Remembered for having a monk-like presence, Ekuan would approach his craft with deeply philosophical considerations. He would design to solve problems for as many people as possible; his contributions aren’t luxury resorts that soar into the sky but commuter trains used by thousands every day, logos for municipalities and convenience stores, and, of course, the Kikkoman dispenser. If Oppenheimer’s dharma led to the destruction of Japan, Ekuan’s would lead to the rebirth of a new Japanese culture, economy, and society.

Editorial photograph
Editorial photograph

In the decades since introducing Kikkoman’s innovative bottle, Kenji Ekuan would also design the Yamaha VMAX motorcycle and several trains, including the 253 series Narita Express and the logo for Ministop, a chain of international convenience stores. Ekuan would also chair the Japan Institute of Design, serve as dean of Shizuoka University of Art and Culture, and as a trustee of Art Center College of Design.

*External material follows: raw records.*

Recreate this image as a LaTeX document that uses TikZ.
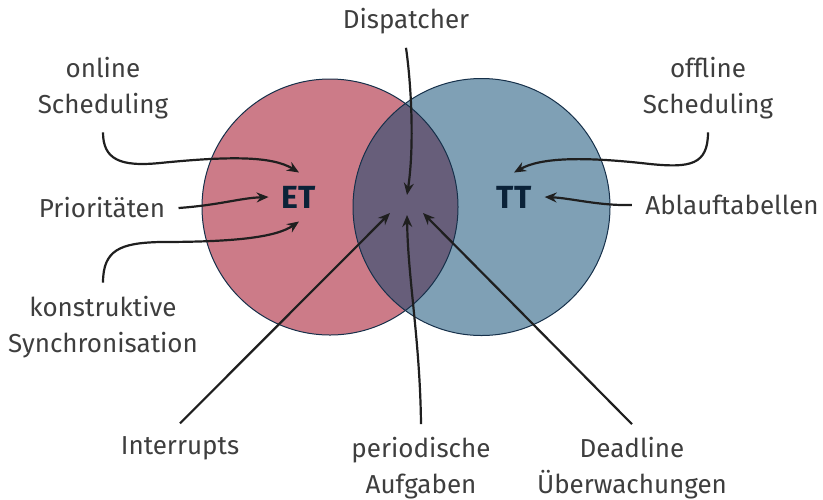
\documentclass[tikz,border=0pt]{standalone}
\usepackage{fontspec}
\setmainfont{Fira Sans}
\usetikzlibrary{arrows.meta}
\definecolor{etRot}{HTML}{CC7B88}
\definecolor{ttBlau}{HTML}{7FA0B5}
\definecolor{schnitt}{HTML}{675E7A}
\definecolor{rand}{HTML}{16304A}
\definecolor{kernC}{HTML}{0B2238}
\definecolor{grauT}{HTML}{3E3E3E}
\tikzset{
  lbl/.style={align=center, inner sep=6.5pt, text=grauT, font=\fontsize{13}{18}\selectfont},
  kern/.style={inner sep=6.5pt, text=kernC, font=\fontsize{16}{19}\selectfont\bfseries},
  kreis/.style={draw=rand, line width=0.5pt},
  arr/.style={-{Stealth[length=6pt, width=5pt, inset=2pt]}, line width=1.1pt, draw=black!88},
}

\begin{document}
\begin{tikzpicture}[x=0.5pt, y=-0.5pt]
\useasboundingbox (0,0) rectangle (823,499);
% Kreise ET / TT
\fill[etRot] (330,207) circle[radius=64pt];
\fill[ttBlau] (481.5,207) circle[radius=64.25pt];
\begin{scope}
  \clip (330,207) circle[radius=64pt];
  \fill[schnitt] (481.5,207) circle[radius=64.25pt];
\end{scope}
\draw[kreis] (330,207) circle[radius=64pt];
\draw[kreis] (481.5,207) circle[radius=64.25pt];

\node[kern] (et) at (299,197) {ET};
\node[kern] (tt) at (514,197) {TT};
\coordinate (hub) at (406,205);

% Beschriftungen
\node[lbl] (disp) at (406,21.5) {Dispatcher};
\node[lbl] (onl) at (103,88) {online\\Scheduling};
\node[lbl] (offl) at (708,88) {offline\\Scheduling};
\node[lbl] (prio) at (102,208) {Prioritäten};
\node[lbl] (ablauf) at (732,205) {Ablauftabellen};
\node[lbl] (konst) at (103,327) {konstruktive\\Synchronisation};
\node[lbl] (intr) at (180,448.5) {Interrupts};
\node[lbl] (period) at (421,468.5) {periodische\\Aufgaben};
\node[lbl] (dead) at (632,468.5) {Deadline\\Überwachungen};

% Pfeile
\draw[arr] (onl.south) .. controls +(0,27) and (120,167) .. (160,163)
  .. controls (230,156) and (272,156) .. (et.north);
\draw[arr] (prio.east) .. controls (220,205) and (240,198) .. (et.west);
\draw[arr] (konst.north) .. controls (103,250) and (120,243) .. (160,242)
  .. controls (230,242) and (275,238) .. (et.south);
\draw[arr] (offl.south) .. controls (708,165) and (690,168) .. (650,164)
  .. controls (580,156) and (540,158) .. (tt.north);
\draw[arr] (ablauf.west) .. controls (600,206) and (570,198) .. (tt.east);
\draw[arr] (disp.south) .. controls (412,90) and (414,150) .. ([shift={(1,-10)}]hub);
\draw[arr] (intr.north) -- ([shift={(-16,8)}]hub);
\draw[arr] (period.north) .. controls (420,340) and (408,280) .. ([shift={(1,10)}]hub);
\draw[arr] (dead.north) -- ([shift={(17,8)}]hub);
\end{tikzpicture}
\end{document}
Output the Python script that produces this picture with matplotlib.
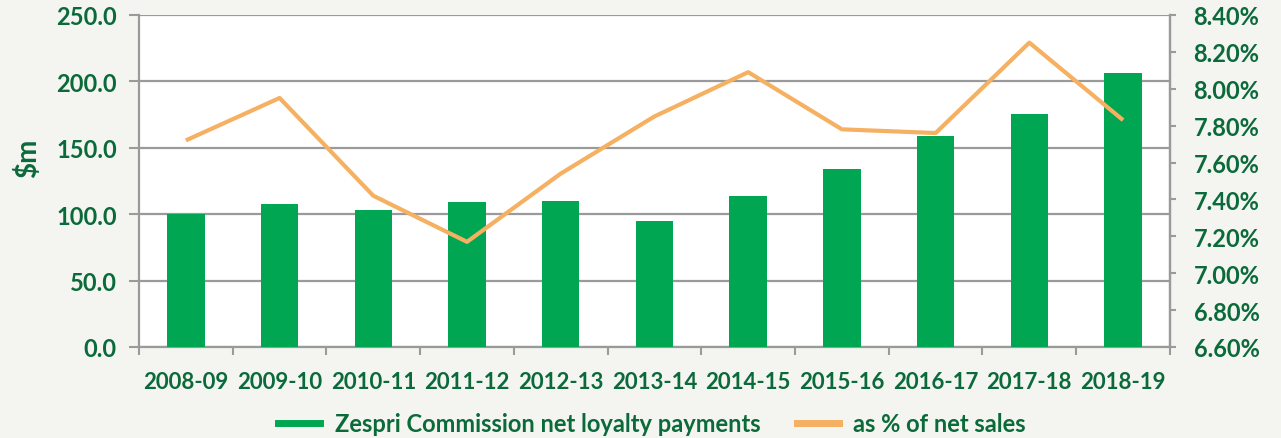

Kikkoman would become the leader in Asian sauces in Japan, Australia, Europe, and the United States, with annual sales of $3.9 billion. Kikkoman applied for a 3D object trademark of the bottle, eventually granted one in 2018 by the Japanese Patent Office. Beyond a symbol for the soy sauce firm, the Ekuan-designed bottle would become a symbol of Japanese culture and contribution to world cuisine.

Editorial photograph

Kenji Ekuan would pass away in 2015, after decades of pursuing his life as a “creator” while making beautiful design accessible to everyone. Inspired by the void death and destruction leaves behind in its wake, Ekuan helped rebuild and redefine his nation, imbuing beauty in everyday objects such as trains and convenience store signs, both becoming significant fixtures of the new, post-war Japan. His humblest creation, the modern soy sauce dispenser, is also his greatest masterpiece. Graceful as it is useful, the Kikkoman bottle belongs both in MoMA and your beloved Chinese takeout spot.